» **Exercise task**:
Set down the data below from its first line to the line holding "const errC4 = [2.5, 2.5, 2.5];", inclusive; omit all pictures.

» **Data extract**:

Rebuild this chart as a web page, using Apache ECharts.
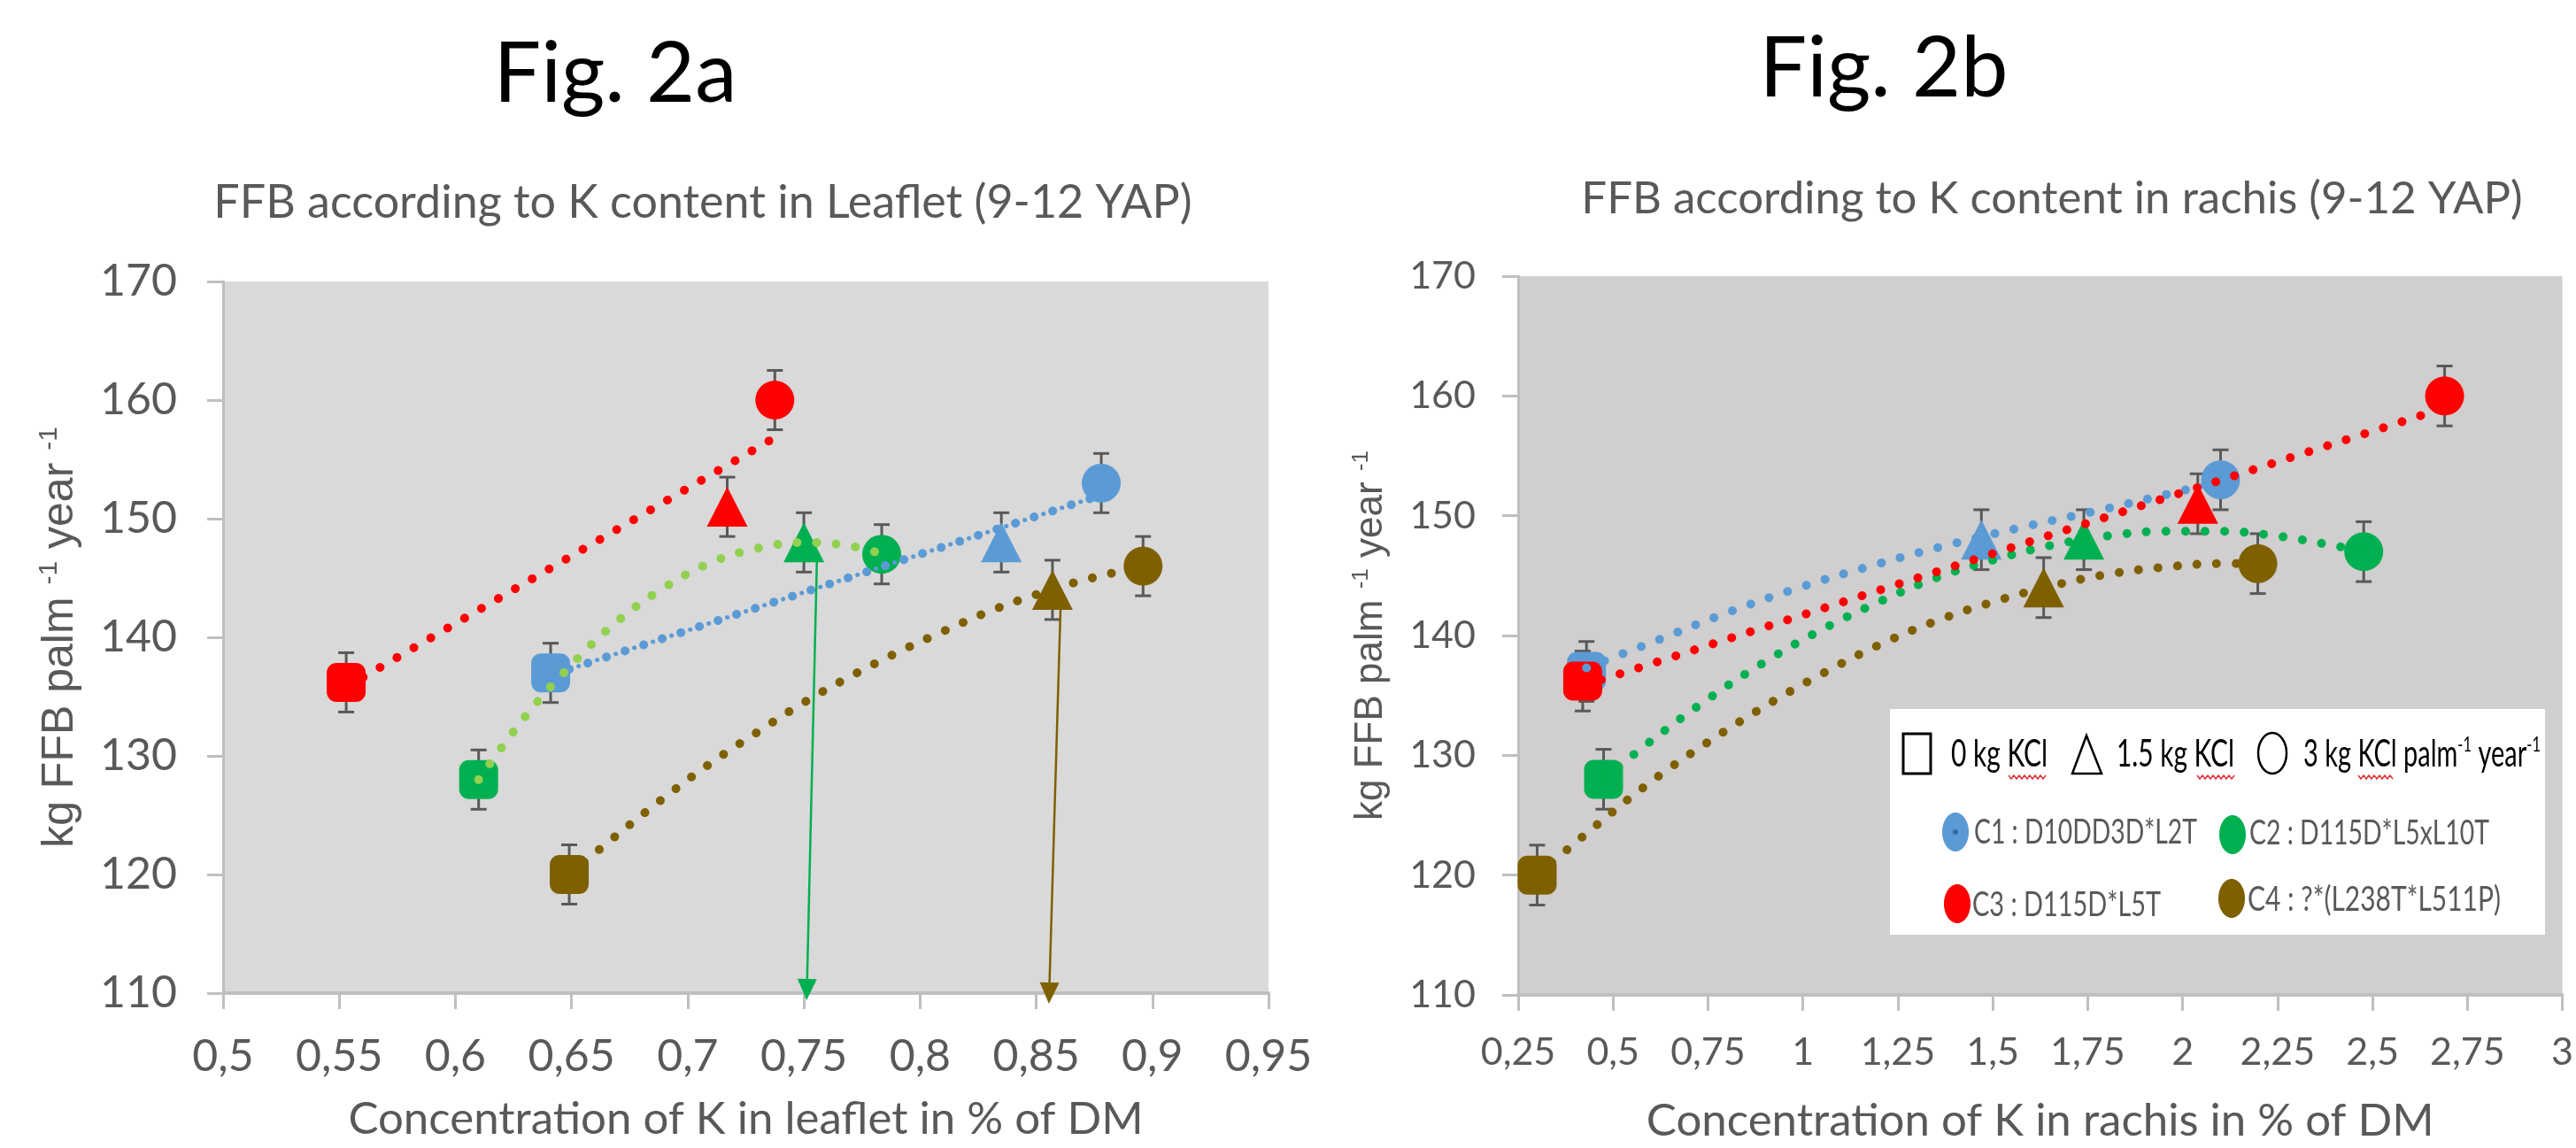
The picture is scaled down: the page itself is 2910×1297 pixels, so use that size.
<!DOCTYPE html>
<html>
<head>
<meta charset="utf-8">
<script src="https://cdn.jsdelivr.net/npm/echarts@6/dist/echarts.min.js"></script>
<style>
html,body{margin:0;padding:0;background:#fff;}
#chart{width:2910px;height:1297px;}
</style>
</head>
<body>
<div id="chart"></div>
<script>
// ---------------- DATA ----------------
const cloneNames = ['C1 : D10DD3D*L2T', 'C2 : D115D*L5xL10T', 'C3 : D115D*L5T', 'C4 : ?*(L238T*L511P)'];
const doseNames = ['0 kg KCl', '1.5 kg KCl', '3 kg KCl palm-1 year-1'];

// FFB yield (kg palm-1 year-1) for doses 0 / 1.5 / 3 kg KCl
const ffbC1 = [137, 148, 153];
const ffbC2 = [128, 148, 147];
const ffbC3 = [136.2, 151, 160];
const ffbC4 = [120, 144, 146];
// standard errors
const errC1 = [2.5, 2.5, 2.5];
const errC2 = [2.5, 2.5, 2.5];
const errC3 = [2.5, 2.5, 2.5];
const errC4 = [2.5, 2.5, 2.5];

// K in leaflet (% DM)
const leafC1 = [0.641, 0.835, 0.878];
const leafC2 = [0.61, 0.75, 0.7835];
const leafC3 = [0.553, 0.717, 0.7375];
const leafC4 = [0.649, 0.857, 0.896];
// K in rachis (% DM)
const rachC1 = [0.43, 1.47, 2.10];
const rachC2 = [0.475, 1.74, 2.477];
const rachC3 = [0.42, 2.04, 2.69];
const rachC4 = [0.30, 1.634, 2.198];

// trend lines
const trendLeafC1 = [[0.641, 136.8], [0.878, 152.0]];
const trendLeafC2 = [[0.61, 128.0], [0.63, 133.3], [0.65, 137.7], [0.67, 141.4], [0.69, 144.2], [0.71, 146.3], [0.73, 147.5], [0.75, 148.0], [0.77, 147.7], [0.784, 147.0]];
const trendLeafC3 = [[0.553, 135.8], [0.738, 156.9]];
const trendLeafC4 = [[0.649, 120.0], [0.67, 123.4], [0.69, 126.5], [0.71, 129.4], [0.73, 132.0], [0.75, 134.5], [0.77, 136.7], [0.79, 138.7], [0.81, 140.5], [0.83, 142.2], [0.85, 143.6], [0.87, 144.8], [0.896, 146.0]];
const trendRachC1 = [[0.43, 137.3], [0.6, 139.4], [0.8, 141.9], [1.0, 144.1], [1.2, 146.0], [1.4, 147.7], [1.6, 149.2], [1.8, 150.6], [2.0, 152.1], [2.1, 152.9]];
const trendRachC2 = [[0.475, 128.0], [0.6, 131.2], [0.75, 134.7], [0.9, 137.8], [1.05, 140.5], [1.2, 142.8], [1.35, 144.8], [1.5, 146.3], [1.65, 147.5], [1.8, 148.3], [1.95, 148.7], [2.1, 148.7], [2.25, 148.3], [2.4, 147.5], [2.477, 147.0]];
const trendRachC3 = [[0.42, 135.8], [2.69, 159.0]];
const trendRachC4 = [[0.30, 120.0], [0.45, 124.0], [0.6, 127.8], [0.75, 131.1], [0.9, 134.1], [1.05, 136.8], [1.2, 139.2], [1.35, 141.2], [1.5, 142.8], [1.65, 144.1], [1.8, 145.1], [1.95, 145.7], [2.1, 146.0], [2.2, 146.0]];

// arrows (leaflet chart)
const arrowLeafC2 = [[0.7556, 146.4], [0.7513, 110.3]];
const arrowLeafC4 = [[0.8605, 142.6], [0.8556, 110.0]];

// tick labels
const leafTickLabels = ['0,5', '0,55', '0,6', '0,65', '0,7', '0,75', '0,8', '0,85', '0,9', '0,95'];
const rachTickLabels = ['0,25', '0,5', '0,75', '1', '1,25', '1,5', '1,75', '2', '2,25', '2,5', '2,75', '3'];
const ffbTickLabels = ['110', '120', '130', '140', '150', '160', '170'];

// ---------------- STYLE ----------------
const COL = ['#5b9bd5', '#00b050', '#ff0000', '#7f6000'];
const COL_LEAF_TREND = ['#5b9bd5', '#92d050', '#ff0000', '#7f6000'];
const FONT_C = 'Lato, "Liberation Sans", sans-serif';
const FONT_A = '"Liberation Sans", Arial, sans-serif';
const GREY = '#595959';
const AXIS = '#bfbfbf';
const SYMBOLS = ['roundRect', 'triangle', 'circle'];

const ffbs = [ffbC1, ffbC2, ffbC3, ffbC4];
const errs = [errC1, errC2, errC3, errC4];
const leafs = [leafC1, leafC2, leafC3, leafC4];
const rachs = [rachC1, rachC2, rachC3, rachC4];
const trendsLeaf = [trendLeafC1, trendLeafC2, trendLeafC3, trendLeafC4];
const trendsRach = [trendRachC1, trendRachC2, trendRachC3, trendRachC4];

const measureCtx = document.createElement('canvas').getContext('2d');
function textW(txt, size) {
  measureCtx.font = size + 'px ' + FONT_C;
  return measureCtx.measureText(txt).width;
}

function yAxisCfg(gridIndex, labelSize, margin, nameSize, nameGap) {
  return {
    type: 'value', gridIndex, min: 110, max: 170, interval: 10,
    axisLine: {show: true, lineStyle: {color: AXIS, width: 3}},
    axisTick: {show: true, length: 18, lineStyle: {color: AXIS, width: 3}},
    splitLine: {show: false},
    axisLabel: {
      fontSize: labelSize, fontFamily: FONT_C, color: GREY, margin,
      formatter: v => ffbTickLabels[Math.round((v - 110) / 10)]
    },
    name: '{m|kg FFB palm }{s|-1}{m| year }{s|-1}',
    nameLocation: 'middle', nameRotate: 90, nameGap,
    nameTextStyle: {
      rich: {
        m: {fontSize: nameSize, fontFamily: FONT_A, color: GREY, lineHeight: nameSize * 1.1},
        s: {fontSize: Math.round(nameSize * 0.6), fontFamily: FONT_A, color: GREY, verticalAlign: 'top', lineHeight: nameSize * 1.1}
      }
    }
  };
}
function xAxisCfg(gridIndex, min, max, interval, labels, labelSize, margin, name, nameGap) {
  return {
    type: 'value', gridIndex, min, max, interval,
    axisLine: {show: true, onZero: false, lineStyle: {color: AXIS, width: 4}},
    axisTick: {show: true, length: 18, lineStyle: {color: AXIS, width: 3}},
    splitLine: {show: false},
    axisLabel: {
      fontSize: labelSize, fontFamily: FONT_C, color: GREY, margin,
      formatter: v => labels[Math.round((v - min) / interval)]
    },
    name, nameLocation: 'middle', nameGap,
    nameTextStyle: {fontSize: 51, fontFamily: FONT_C, color: GREY}
  };
}

function errSeries(axisIdx, xs, ys, es) {
  return {
    type: 'custom', xAxisIndex: axisIdx, yAxisIndex: axisIdx, silent: true, z: 2,
    data: xs.map((x, i) => [x, ys[i], es[i]]),
    encode: {x: 0, y: 1},
    renderItem: (params, api) => {
      const x = api.value(0), y = api.value(1), e = api.value(2);
      const t = api.coord([x, y + e]), b = api.coord([x, y - e]);
      const hw = 9, st = {stroke: GREY, lineWidth: 3};
      return {type: 'group', children: [
        {type: 'line', shape: {x1: t[0], y1: t[1], x2: b[0], y2: b[1]}, style: st},
        {type: 'line', shape: {x1: t[0] - hw, y1: t[1], x2: t[0] + hw, y2: t[1]}, style: st},
        {type: 'line', shape: {x1: b[0] - hw, y1: b[1], x2: b[0] + hw, y2: b[1]}, style: st}
      ]};
    }
  };
}
function markerSeries(axisIdx, xs, ys, color) {
  return {
    type: 'scatter', xAxisIndex: axisIdx, yAxisIndex: axisIdx, z: 3, silent: true,
    data: xs.map((x, i) => ({value: [x, ys[i]], symbol: SYMBOLS[i], symbolSize: i === 1 ? [46, 45] : 44})),
    itemStyle: {color, opacity: 1}
  };
}
function trendSeries(axisIdx, pts, color, width, offset) {
  return {
    type: 'line', xAxisIndex: axisIdx, yAxisIndex: axisIdx, z: 4, silent: true,
    data: pts, smooth: pts.length > 2 ? 0.4 : false, symbol: 'none', showSymbol: false,
    lineStyle: {color, width, type: [0.1, 22], dashOffset: offset || 0, cap: 'round'}
  };
}
function arrowSeries(axisIdx, pts, color) {
  return {
    type: 'line', xAxisIndex: axisIdx, yAxisIndex: axisIdx, z: 5, silent: true,
    data: [], symbol: 'none',
    markLine: {
      silent: true, animation: false, symbol: ['none', 'triangle'], symbolSize: [22, 24],
      label: {show: false},
      lineStyle: {color, width: 2.5, type: 'solid'},
      data: [[{coord: pts[0]}, {coord: pts[1]}]]
    }
  };
}

const series = [];
for (let c = 0; c < 4; c++) {
  series.push(errSeries(0, leafs[c], ffbs[c], errs[c]));
  series.push(errSeries(1, rachs[c], ffbs[c], errs[c]));
}
for (let c = 0; c < 4; c++) {
  series.push(markerSeries(0, leafs[c], ffbs[c], COL[c]));
  series.push(markerSeries(1, rachs[c], ffbs[c], COL[c]));
}
for (let c = 0; c < 4; c++) {
  series.push(trendSeries(0, trendsLeaf[c], COL_LEAF_TREND[c], 10));
  if (c === 0) series.push(trendSeries(0, trendsLeaf[c], COL_LEAF_TREND[c], 5, 11));
  series.push(trendSeries(1, trendsRach[c], COL[c], 10));
}
series.push(arrowSeries(0, arrowLeafC2, COL[1]));
series.push(arrowSeries(0, arrowLeafC4, COL[3]));

// ---------------- LEGEND (graphic) ----------------
function squiggle(x1, x2, y) {
  const pts = [];
  let up = true;
  for (let x = x1; x <= x2; x += 3) { pts.push([x, up ? y - 2 : y + 2]); up = !up; }
  return {type: 'polyline', shape: {points: pts}, style: {stroke: '#e03030', lineWidth: 1.5, fill: 'none'}, z: 12};
}
const ROW1 = 42, ROW2 = 39;
const rowText = (x, y, txt, targetW) => ({type: 'text', x, y, scaleX: targetW / textW(txt, ROW1), z: 11,
  style: {text: txt, fontSize: ROW1, fontFamily: FONT_C, fill: '#000', align: 'left', verticalAlign: 'middle'}});
const row1ThirdW = textW('3 kg KCl palm', ROW1) + textW(' year', ROW1) + 2 * textW('-1', 24);
const legendEls = [
  {type: 'rect', shape: {x: 2135, y: 801, width: 740, height: 255}, style: {fill: '#ffffff'}, z: 10},
  {type: 'rect', shape: {x: 2150, y: 829, width: 31, height: 45}, style: {fill: 'none', stroke: '#000', lineWidth: 3}, z: 11},
  rowText(2204, 852, doseNames[0], 109),
  {type: 'polygon', shape: {points: [[2357, 831], [2341, 874], [2374, 874]]}, style: {fill: 'none', stroke: '#000', lineWidth: 2.5}, z: 11},
  rowText(2391, 852, doseNames[1], 133),
  {type: 'ellipse', shape: {cx: 2567, cy: 851, rx: 16, ry: 23}, style: {fill: 'none', stroke: '#000', lineWidth: 2.5}, z: 11},
  {type: 'text', x: 2602, y: 852, scaleX: 268 / row1ThirdW, z: 11, style: {
    text: '{a|3 kg KCl palm}{s|-1}{a| year}{s|-1}', align: 'left', verticalAlign: 'middle',
    rich: {a: {fontSize: ROW1, fontFamily: FONT_C, fill: '#000', color: '#000', lineHeight: 46},
           s: {fontSize: 24, fontFamily: FONT_C, fill: '#000', color: '#000', verticalAlign: 'top', lineHeight: 46}}
  }},
  squiggle(2269, 2313, 878), squiggle(2482, 2524, 878), squiggle(2664, 2703, 878)
];
const legPos = [[2209, 940, 2230, 940], [2522, 943, 2541, 941], [2211, 1021, 2228, 1022], [2521, 1015, 2539, 1016]];
const legTargetW = [252, 271, 213, 286];
for (let c = 0; c < 4; c++) {
  const p = legPos[c];
  legendEls.push({type: 'ellipse', shape: {cx: p[0], cy: p[1], rx: 15, ry: 22}, style: {fill: COL[c]}, z: 11});
  legendEls.push({type: 'text', x: p[2], y: p[3], scaleX: legTargetW[c] / textW(cloneNames[c], ROW2), z: 11,
    style: {text: cloneNames[c], fontSize: ROW2, fontFamily: FONT_C, fill: GREY, align: 'left', verticalAlign: 'middle'}});
}
legendEls.push({type: 'circle', shape: {cx: 2209, cy: 940, r: 3}, style: {fill: '#2e6ca8'}, z: 12});

const titleEls = [
  {type: 'text', x: 695, y: 84, style: {text: 'Fig. 2a', fontSize: 95, fontFamily: FONT_C, fill: '#000', align: 'center', verticalAlign: 'middle'}},
  {type: 'text', x: 2128, y: 78, style: {text: 'Fig. 2b', fontSize: 95, fontFamily: FONT_C, fill: '#000', align: 'center', verticalAlign: 'middle'}},
  {type: 'text', x: 794, y: 229, style: {text: 'FFB according to K content in Leaflet (9-12 YAP)', fontSize: 52, fontFamily: FONT_C, fill: GREY, align: 'center', verticalAlign: 'middle'}},
  {type: 'text', x: 2318, y: 225, style: {text: 'FFB according to K content in rachis (9-12 YAP)', fontSize: 51, fontFamily: FONT_C, fill: GREY, align: 'center', verticalAlign: 'middle'}}
];

const chart = echarts.init(document.getElementById('chart'), null, {renderer: 'canvas'});
chart.setOption({
  animation: false,
  backgroundColor: '#ffffff',
  grid: [
    {left: 252, top: 318, width: 1181, height: 804, show: true, backgroundColor: '#d9d9d9', borderWidth: 0},
    {left: 1715, top: 312, width: 1191, height: 814, show: true, backgroundColor: '#d0cece', borderWidth: 0}
  ],
  xAxis: [
    xAxisCfg(0, 0.5, 0.95, 0.05, leafTickLabels, 50, 47, 'Concentration of K in leaflet in % of DM', 117),
    xAxisCfg(1, 0.25, 3, 0.25, rachTickLabels, 43, 44, 'Concentration of K in rachis in % of DM', 117)
  ],
  yAxis: [
    yAxisCfg(0, 50, 52, 50, 156),
    yAxisCfg(1, 43, 48, 44, 142)
  ],
  graphic: titleEls.concat(legendEls),
  series
});
</script>
</body>
</html>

» **Final result**:
Rebuild this chart as a web page, using Apache ECharts.
The picture is scaled down: the page itself is 2910×1297 pixels, so use that size.
<!DOCTYPE html>
<html>
<head>
<meta charset="utf-8">
<script src="https://cdn.jsdelivr.net/npm/echarts@6/dist/echarts.min.js"></script>
<style>
html,body{margin:0;padding:0;background:#fff;}
#chart{width:2910px;height:1297px;}
</style>
</head>
<body>
<div id="chart"></div>
<script>
// ---------------- DATA ----------------
const cloneNames = ['C1 : D10DD3D*L2T', 'C2 : D115D*L5xL10T', 'C3 : D115D*L5T', 'C4 : ?*(L238T*L511P)'];
const doseNames = ['0 kg KCl', '1.5 kg KCl', '3 kg KCl palm-1 year-1'];

// FFB yield (kg palm-1 year-1) for doses 0 / 1.5 / 3 kg KCl
const ffbC1 = [137, 148, 153];
const ffbC2 = [128, 148, 147];
const ffbC3 = [136.2, 151, 160];
const ffbC4 = [120, 144, 146];
// standard errors
const errC1 = [2.5, 2.5, 2.5];
const errC2 = [2.5, 2.5, 2.5];
const errC3 = [2.5, 2.5, 2.5];
const errC4 = [2.5, 2.5, 2.5];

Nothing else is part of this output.